Reversed and remanded.
NOTES
[1] The Headlee Amendment was proposed by an initiative petition and ratified on November 7, 1978, with an effective date of December 22, 1978. It reads in part:
"Property taxes and other local taxes and state taxation and spending may not be increased above the limitations specified herein without direct voter approval. The state is prohibited from requiring any new or expanded activities by local governments without full state financing, from reducing the proportion of state spending in the form of aid to local governments, or from shifting the tax burden to local government. A provision for emergency conditions is established and the repayment of voter approved bonded indebtedness is guaranteed. Implementation of this section is specified in Sections 26 through 34, inclusive, of this Article.
* * *
"The state is hereby prohibited from reducing the state financed proportion or the necessary costs of any existing activity or service required of units of Local Government by state law.
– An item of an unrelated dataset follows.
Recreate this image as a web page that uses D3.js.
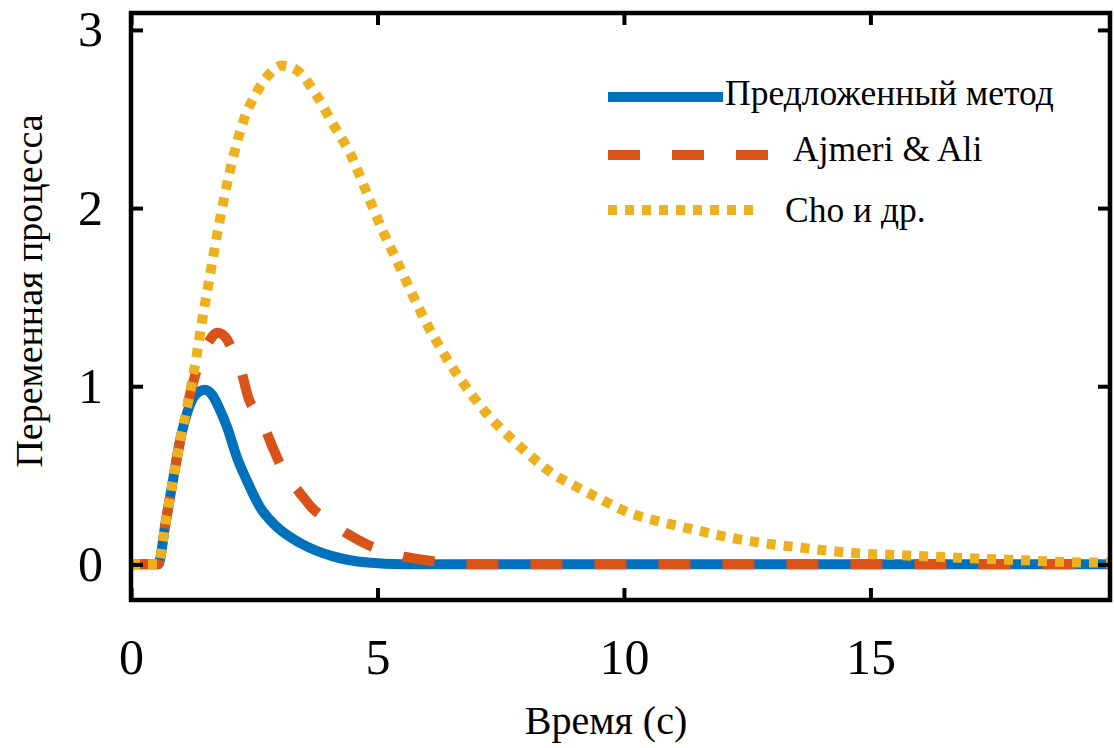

A new activity or service or an increase in the level of any activity or service beyond that required by existing law shall not be required by the legislature or any state agency of units of Local Government, unless a state appropriation is made and disbursed to pay the unit of Local Government for any necessary increased costs. The provision of this section shall not apply to costs incurred pursuant to Article VI, Section 18." Const 1963, art 9, §§ 25, 29.
[2] 1979 PA 101, § 12; MCL 21.242; MSA 5.3194(612), effective date August 3, 1979, reads:
"A state law shall not be enacted, which causes a reduction in the state financed proportion of the necessary costs of an existing activity or service required of local units of government by existing law, unless the existing law requiring an activity or service is repealed."
[3] Subsequent to the institution of this suit, the Legislature provided an affirmative basis for jurisdiction within the circuit courts. 1980 PA 110; MCL 600.308a; MSA 27A.308(1).
[4] "All actions for mandamus against a state officer shall be brought in the Court of Appeals."